Most of the film revolves around the question of whether this unlikely couple will hook up in the end or not, and how Jewel's secret will be revealed, if at all. The buildup of the relationship stems from a number of candid conversations similar in tone to last year's Sleepless (made by the same crew). These conversations will not work if the leads don't have chemistry, and Ryza Cenon and Martin Del Rosario thankfully deliver. Ryza Cenon in particular is a delight to watch - she manages to create a complex character who is not an evil monster as previous depictions of the manananggal show; instead, she's an entity who is forced to do heinous acts by her very nature, and she knows she cannot stop it. Nevertheless, Jewel comes off as someone still capable of love, yet suffering from loneliness because of that very nature - a supernatural hedgehog's dilemma, so to say.
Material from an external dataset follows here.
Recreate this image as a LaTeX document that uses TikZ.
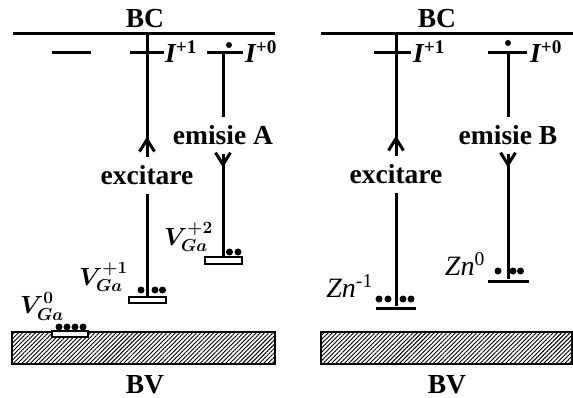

The movie is gorgeously shot, and props have to be given to the production design team and the cinematography team - this is simply one of the most beautifully shot movies (local or otherwise) of the year. Each shot is framed just right, and meticulously so, but not so much as to call attention to itself. I remember the shot of the two characters in the laundromat as a particular example - the frame looks gorgeous, and in two separate instances, the shot reflects the leads' relationship to one another.

The film does make a side statement about the spate of extrajudicial killings that have been happening recently - in that it's so easy for a murder completely unrelated to drugs (in this case, caused by a flesh eating creature) to occur and have it automatically attributed to drugs anyway because the cardboard sign said so. In fact (and perhaps ironically) the only drug related activity seemingly goes unpunished.

The film is not perfect - I felt that the ending was a bit rushed and didn't let us linger in specific moments. I felt that the romance could have been developed further. But the best scene in the entire movie (for me, anyway) happens during this ending scene, excellently acted by Cenon and Del Rosario: a long, lingering look, just a few seconds longer than usual, that communicates to me everything that needs to be said without speaking a single word. And that to me, my friends, is everything.